Tuesday, July 22, 2008

S-21 and The Killing Fields

From July 14, 2008

It is hard to believe that I am halfway through my summer in Cambodia. Though it has been a relatively short time, I have already learned so much about the country and its people. The children and my assistant teachers love to tell me about their culture and beliefs, which has been incredibly helpful. Being here and interacting with the locals has taught me more than any book ever could and I realize how valuable my time here has been.

Yesterday, the Palm Tree staff invited the volunteers to see the Killing Fields and S-21, the Khmer Rouge torture camp. I had read and written about Pol Pot’s regime in college, so I did know some background information about the genocide. However, I was still entirely unprepared for what we encountered. We first visited the Killing Fields, where the Khmer Rouge would take prisoners, execute them, and throw them into mass graves. It was chilling to actually stand where such horrific massacres had taken place. Thousands of skulls filled a large pagoda in the center, as a tribute to those who were murdered. It was simply shocking to see the remains of those who were victims of the Khmer Rouge, right in front of me.

After visiting the Killing Fields, I was already feeling emotionally exhausted. I had studied so much about the genocide that standing so close to the mass graves was almost unbearable. I carried on to see S-21, also known as Tuol Sleng. This was a school that the Khmer Rouge used as an interrogation and torture camp. Each room in the school had a metal bed, which was accompanied by chains and torture devices. Cement dividers were created in some rooms, so that prisoners could be held in smaller cells. On the walls, we saw tally marks to keep track of who was interrogated and beaten. I was shocked to find that many of the rooms were still stained with blood. We also visited the documentation center, where we saw photos the Khmer Rouge took of the victims. It was so frightening to see photos of young children and mothers holding small babies, with facial expressions that seemed to cry out for help.

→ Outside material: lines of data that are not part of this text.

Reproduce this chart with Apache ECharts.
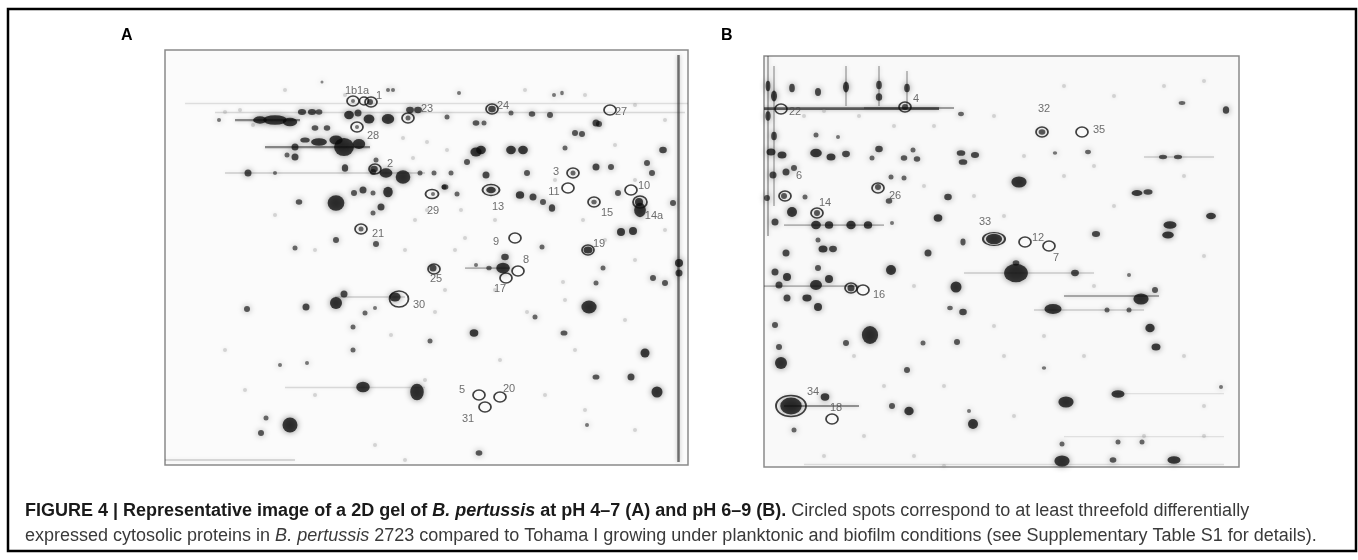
<!DOCTYPE html>
<html>
<head>
<meta charset="utf-8">
<title>2D gel B. pertussis</title>
<script src="https://cdn.jsdelivr.net/npm/echarts@6/dist/echarts.min.js"></script>
<style>html,body{margin:0;background:#fff;}</style>
</head>
<body>
<div id="main" style="width:1358px;height:560px;"></div>
<script type="text/javascript">
// gel A, pH 4-7 : [x, y, volume, elongation] in gel pixels
const spotsA = [
  [110,70,14,2.6],[95,70,9,2],[125,72,10,1.8],[54,70,3,1],
  [137,62,6,1.4],[147,62,6,1.4],[154,62,5,1.3],[150,78,5,1.3],[162,78,5,1.2],
  [184,65,8,1.2],[204,69,9,1.2],[223,69,10,1.3],[193,63,6,1],[245,60,6,1.3],[253,60,6,1.3],
  [179,97,18,1.1],[154,92,10,2.2],[171,90,10,1.5],[194,94,10,1.3],[140,90,6,2],
  [130,97,6,1],[130,107,6,1],[122,105,4,1],[83,123,6,1],[110,123,3,1],[180,118,6,0.8],
  [211,110,4,1],[221,123,10,1.4],[238,127,13,1.1],[208,122,5,1],[255,123,4,1],[269,123,4,1],[286,123,4,1],
  [280,137,5,1.3],[292,144,4,1],[302,112,5,1],[311,102,9,1.3],[316,100,8,1.2],[321,125,6,1],
  [346,100,8,1.2],[358,100,8,1.2],[362,123,5,1],[355,145,7,1.1],[368,147,6,1],[378,152,5,1],[387,158,6,0.8],
  [400,98,4,1],[410,83,5,1],[417,84,5,1],[431,73,6,1],[434,74,5,1],[431,117,6,1],[446,117,5,1],
  [482,113,5,1],[498,100,6,1.2],[453,143,5,1],[456,182,7,1],[468,181,7,1],[475,160,12,0.8],
  [508,153,5,1],[487,123,5,1],[367,64,5,1.2],[385,65,5,1],[346,63,4,1],[311,73,5,1.3],[319,73,4,1],
  [282,67,4,1],[397,43,3,0.8],[389,45,3,1],[294,43,3,1],[228,40,3,1],[223,40,3,1],[157,32,2,1],
  [171,153,15,1.1],[134,152,5,1.2],[189,143,5,1],[198,140,6,1],[208,143,4,1],[223,142,9,0.9],
  [216,157,6,1],[208,163,4,1],[171,190,5,1],[130,198,4,1],[211,194,5,1],[279,137,4,1],
  [340,207,6,1.2],[377,197,4,1],
  [338,218,11,1.3],[324,218,4,1.2],[268,218,6,1],[311,215,3,1],[179,244,6,1],[171,253,11,1],
  [141,257,6,1],[82,259,5,1],[230,247,9,1.3],[200,263,4,1],[210,258,3,1],[424,257,13,1.2],
  [431,233,4,1],[514,213,7,1],[514,223,6,1],[488,228,5,1],[500,233,5,1],[438,218,4,1],
  [309,283,7,1.2],[399,283,5,1.4],[265,291,4,1],[188,277,4,1],[188,300,4,1],[480,303,8,1],[370,267,4,1],
  [198,337,11,1.3],[252,342,14,0.8],[431,327,5,1.4],[466,327,6,1],[492,342,10,1],[125,375,14,1],
  [96,383,5,1],[101,368,4,1],[314,403,5,1.3],[422,375,3,1],[142,313,3,1],[115,315,3,1],
  [192,77,3,1],[268,144,3,1],[429,152,4,1.2],[474,152,7,1],[423,200,7,1.3],[196,179,4,1],
  [327,59,6,1.2],[209,119,6,1.2],[408,123,4,1],[243,68,4,1],[205,52,5,1],[188,51,3,1],[326,140,7,1.5]
];
const faintA = [
  [60,62],[75,60],[88,75],[238,88],[262,92],[282,100],[248,108],[262,160],[296,160],[330,170],
  [300,188],[418,170],[440,190],[470,210],[398,232],[362,262],[270,262],[226,285],[410,300],
  [335,310],[260,330],[380,345],[420,360],[470,380],[150,345],[210,395],[240,410],[60,300],[80,340],
  [120,40],[180,45],[360,40],[420,45],[470,55],[500,70],[110,165],[150,200],[240,200],[280,240],
  [250,170],[290,200],[390,130],[450,95],[470,130],[500,180],[330,240],[400,250],[460,270]
];
// streaks: [x1, y1, x2, y2, density]
const streaksA = [
  [20,53,523,53,0.12],[50,62,520,62,0.15],[513,5,513,412,0.6],[100,97,205,97,0.5],
  [70,70,135,70,0.5],[60,123,260,123,0.2],[170,247,240,247,0.2],[120,337,260,337,0.15],[300,218,345,218,0.3],
  [0,410,130,410,0.2]
];
const circlesA = ['1b','1a','1','23','24','27','28','2','3','11','10','29','13','15','14a','21','9','19','8','25','17','30','5','20','31'];
const circleXA = [188,199,206,243,327,445,192,210,408,403,466,267,326,429,475,196,350,423,353,269,341,234,314,335,320];
const circleYA = [51,51,52,68,59,60,77,119,123,138,140,144,140,152,152,179,188,200,221,219,228,249,345,347,357];
const labelXA = [186,198,214,262,338,456,208,225,391,389,479,268,333,442,489,213,331,434,361,271,335,254,297,344,303];
const labelYA = [41,41,46,59,56,62,86,114,122,142,136,161,157,163,166,184,192,194,210,229,239,255,340,339,369];

// gel B, pH 6-9
const spotsB = [
  [28,32,6,0.6],[54,36,6,0.7],[82,31,7,0.5],[115,29,6,0.6],[115,41,6,0.8],[143,32,6,0.6],
  [4,30,6,0.4],[10,40,7,0.5],[4,60,6,0.5],[10,80,6,0.6],[197,58,4,1.5],[52,79,4,1],[74,81,3,1],
  [7,96,7,1.3],[18,99,7,1.3],[52,97,9,1.4],[67,101,7,1.3],[82,98,6,1.3],[115,93,6,1.2],[108,102,4,1],
  [140,102,5,1.2],[153,103,5,1.2],[149,94,4,1],[197,97,6,1.6],[211,99,6,1.4],[199,106,6,1.6],
  [9,119,6,1],[22,116,6,1],[30,112,5,1],[127,121,4,1],[140,122,4,1],[255,126,12,1.4],
  [184,141,6,1.2],[41,141,4,1],[3,142,5,1],[125,145,5,1.2],[28,156,9,1],[11,166,6,1],
  [52,169,8,1.2],[65,169,7,1.1],[87,169,8,1.1],[104,169,7,1.1],[174,162,7,1.2],[128,167,3,1],
  [199,186,5,0.7],[164,197,6,1],[59,193,7,1.3],[69,193,6,1.3],[22,197,6,1],[54,184,4,1],
  [332,178,6,1.4],[406,169,9,1.8],[404,179,8,1.8],[447,160,7,1.6],[373,137,7,2],[384,136,6,1.8],
  [399,101,5,2],[414,101,5,2],[291,97,3,1.3],[324,96,4,1.5],[462,54,6,0.8],[418,47,4,2],[252,207,5,1.3],
  [11,216,6,1],[23,221,7,1],[15,229,6,1],[23,242,6,1],[52,229,10,1.2],[65,223,7,1],[54,212,5,1],
  [43,242,7,1.4],[54,251,7,1],[127,214,9,1],[192,231,10,1],[199,256,6,1.2],[186,252,4,1.3],
  [252,217,20,1.3],[311,217,6,1.3],[365,219,3,1],[289,253,12,1.8],[343,254,4,1],[365,254,4,1],
  [377,243,12,1.4],[391,234,5,1],[386,272,8,1.1],[392,291,7,1.3],[106,279,16,0.9],[82,287,5,1],
  [159,287,4,1],[193,286,5,1],[11,269,5,1],[15,291,5,1],[17,307,11,1],[143,314,5,1],[280,312,3,1.3],
  [61,341,7,1.2],[27,350,18,1.3],[128,350,5,1],[145,355,8,1.1],[209,368,9,1],[302,346,12,1.4],
  [354,338,9,1.8],[30,374,4,1],[298,388,4,1],[298,405,12,1.4],[410,404,9,1.8],[349,404,5,1.3],
  [354,386,4,1],[378,386,4,1],[205,355,3,1],[457,331,3,1],
  [141,51,5,1],[278,76,5,1.3],[114,131,5,1],[20,140,5,1],[53,157,5,1],[230,183,12,1.6],[87,232,6,1]
];
const faintB = [
  [40,60],[60,55],[95,60],[130,70],[170,70],[230,60],[260,100],[300,120],[330,110],[350,150],
  [420,120],[440,200],[330,230],[280,280],[240,300],[320,300],[420,300],[440,350],[250,360],
  [180,330],[100,380],[150,400],[380,380],[440,380],[90,300],[300,30],[350,40],[400,30],[440,25],
  [160,130],[210,140],[240,160],[150,230],[230,270],[120,330],[60,400],[180,410]
];
const streaksB = [
  [0,52,175,52,0.7],[4,0,4,180,0.35],[10,10,10,150,0.3],[82,10,82,50,0.3],[115,10,115,50,0.3],
  [143,15,143,50,0.3],[300,240,395,240,0.35],[200,217,330,217,0.2],[270,254,380,254,0.2],
  [20,350,95,350,0.45],[380,101,450,101,0.2],[20,169,120,169,0.3],[0,230,95,230,0.3],
  [350,337,460,337,0.1],[300,380,460,380,0.1],[100,52,190,52,0.4],[40,408,460,408,0.12]
];
const circlesB = ['22','4','32','35','6','26','14','33','12','7','16','16b','34','18'];
const circleXB = [17,141,278,318,21,114,53,230,261,285,87,99,27,68];
const circleYB = [53,51,76,76,140,132,157,183,186,190,232,234,350,363];
const labelTextB = ['22','4','32','35','6','26','14','33','12','7','','16','34','18'];
const labelXB = [31,152,280,335,35,131,61,221,274,292,0,115,49,72];
const labelYB = [56,43,53,74,120,140,147,166,182,202,0,239,336,352];

const ringShape = { '30': [19, 16], '13': [17, 11], '14a': [14, 12], '29': [13, 9], '33': [22, 13], '34': [30, 21], '1a': [9, 8] };

function spotSeries(data, idx, name) {
  return {
    name: name, type: 'scatter', xAxisIndex: idx, yAxisIndex: idx, data: data, silent: true,
    symbolSize: function (d) { const r = Math.sqrt(d[3]); return [d[2] * r + 1, d[2] / r + 1]; },
    itemStyle: {
      color: function (p) {
        const a = Math.min(0.95, 0.45 + p.data[2] * 0.07);
        return 'rgba(10,10,10,' + a + ')';
      },
      shadowBlur: 6, shadowColor: 'rgba(0,0,0,0.6)'
    },
    z: 3
  };
}
function faintSeries(data, idx) {
  return {
    type: 'scatter', xAxisIndex: idx, yAxisIndex: idx, data: data, silent: true, symbolSize: 4,
    itemStyle: { color: '#999', opacity: 0.35, shadowBlur: 4, shadowColor: 'rgba(0,0,0,0.3)' }, z: 2
  };
}
function streakSeries(data, idx) {
  return {
    type: 'lines', coordinateSystem: 'cartesian2d', xAxisIndex: idx, yAxisIndex: idx, silent: true, z: 1,
    data: data.map(s => ({
      coords: [[s[0], s[1]], [s[2], s[3]]],
      lineStyle: { color: '#222', width: 1 + s[4] * 2.5, opacity: s[4], shadowBlur: 4, shadowColor: 'rgba(0,0,0,0.4)' }
    }))
  };
}
function ringSeries(ids, xs, ys, idx) {
  return {
    type: 'scatter', xAxisIndex: idx, yAxisIndex: idx, silent: true, z: 5,
    data: ids.map((id, i) => ({ value: [xs[i], ys[i]], symbolSize: ringShape[id] || [12, 10] })),
    itemStyle: { color: 'rgba(0,0,0,0)', borderColor: '#111', borderWidth: 1.6 }
  };
}
function labelSeries(texts, xs, ys, idx) {
  return {
    type: 'scatter', xAxisIndex: idx, yAxisIndex: idx, silent: true, z: 6, symbolSize: 0,
    data: texts.map((t, i) => ({ value: [xs[i], ys[i]], name: t })).filter(d => d.name),
    label: {
      show: true, position: 'inside', formatter: '{b}', color: '#4a4a4a',
      fontFamily: 'Liberation Sans, Arial, sans-serif', fontSize: 11
    }
  };
}

const myChart = echarts.init(document.getElementById('main'), null, { renderer: 'canvas' });
const axisOff = { show: false };
const capFont = 'Liberation Sans, Arial, sans-serif';
const option = {
  backgroundColor: '#fff',
  animation: false,
  grid: [
    { left: 165, top: 50, width: 523, height: 415, show: true, backgroundColor: '#fbfbfb', borderColor: '#8a8a8a', borderWidth: 1.5 },
    { left: 764, top: 56, width: 475, height: 411, show: true, backgroundColor: '#f9f9f9', borderColor: '#8a8a8a', borderWidth: 1.5 }
  ],
  xAxis: [
    Object.assign({ type: 'value', min: 0, max: 523, gridIndex: 0 }, axisOff),
    Object.assign({ type: 'value', min: 0, max: 475, gridIndex: 1 }, axisOff)
  ],
  yAxis: [
    Object.assign({ type: 'value', min: 0, max: 415, inverse: true, gridIndex: 0 }, axisOff),
    Object.assign({ type: 'value', min: 0, max: 411, inverse: true, gridIndex: 1 }, axisOff)
  ],
  graphic: [
    { type: 'rect', shape: { x: 8, y: 9, width: 1348, height: 542 }, style: { fill: 'none', stroke: '#000', lineWidth: 2.5 }, z: 10 },
    { type: 'text', left: 121, top: 28, style: { text: 'A', font: 'bold 16px ' + capFont, fill: '#000' } },
    { type: 'text', left: 721, top: 28, style: { text: 'B', font: 'bold 16px ' + capFont, fill: '#000' } },
    {
      type: 'text', left: 25, top: 502,
      style: {
        text: '{b|FIGURE 4 | Representative image of a 2D gel of }{bi|B. pertussis}{b| at pH 4–7 (A) and pH 6–9 (B).}{r| Circled spots correspond to at least threefold differentially}',
        rich: {
          b: { font: 'bold 18px ' + capFont, fill: '#1a1a1a' },
          bi: { font: 'italic bold 18px ' + capFont, fill: '#1a1a1a' },
          r: { font: '18px ' + capFont, fill: '#3a3a3a' }
        }
      }
    },
    {
      type: 'text', left: 25, top: 527,
      style: {
        text: '{r|expressed cytosolic proteins in }{i|B. pertussis}{r| 2723 compared to Tohama I growing under planktonic and biofilm conditions (see Supplementary Table S1 for details).}',
        rich: {
          r: { font: '18px ' + capFont, fill: '#3a3a3a' },
          i: { font: 'italic 18px ' + capFont, fill: '#3a3a3a' }
        }
      }
    }
  ],
  series: [
    streakSeries(streaksA, 0), faintSeries(faintA, 0), spotSeries(spotsA, 0, 'gel A'),
    ringSeries(circlesA, circleXA, circleYA, 0), labelSeries(circlesA, labelXA, labelYA, 0),
    streakSeries(streaksB, 1), faintSeries(faintB, 1), spotSeries(spotsB, 1, 'gel B'),
    ringSeries(circlesB, circleXB, circleYB, 1), labelSeries(labelTextB, labelXB, labelYB, 1)
  ]
};
myChart.setOption(option);
</script>
</body>
</html>
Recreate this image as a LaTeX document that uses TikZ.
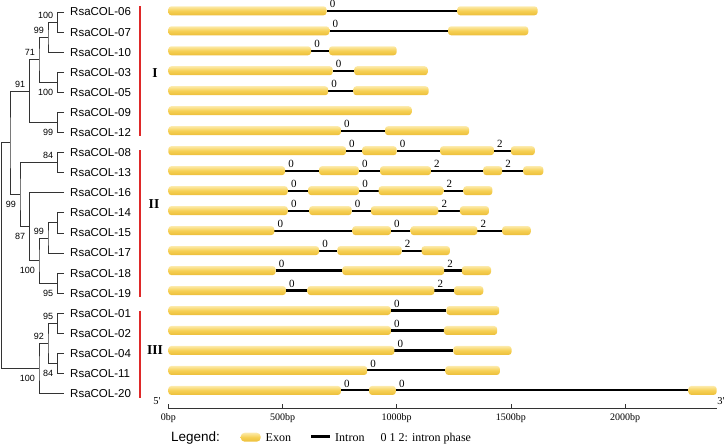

So many people were murdered by the Khmer Rouge. After Pol Pot’s regime took power, they evacuated Phnom Penh, in pursuit of creating a classless peasant society. They killed men, women and children who did not comply, as well as government officials, college professors and other intellectuals, resulting in millions of deaths. Walking around S-21, where so many people had been tortured, I began to think about how genocide occurs. How does one evil person convince others that torture and killing is acceptable? How does the rest of the world stand idly by as innocent people suffer? How can we ensure that genocide never occurs again? It is sad that these questions are unanswerable and that such massacres continue to this day. Despite the activism taking place on college campuses about Darfur, governments still turn away from those in need in Sudan. How can we, as a global society, work together to stop genocide? When will such hatred and depravity end?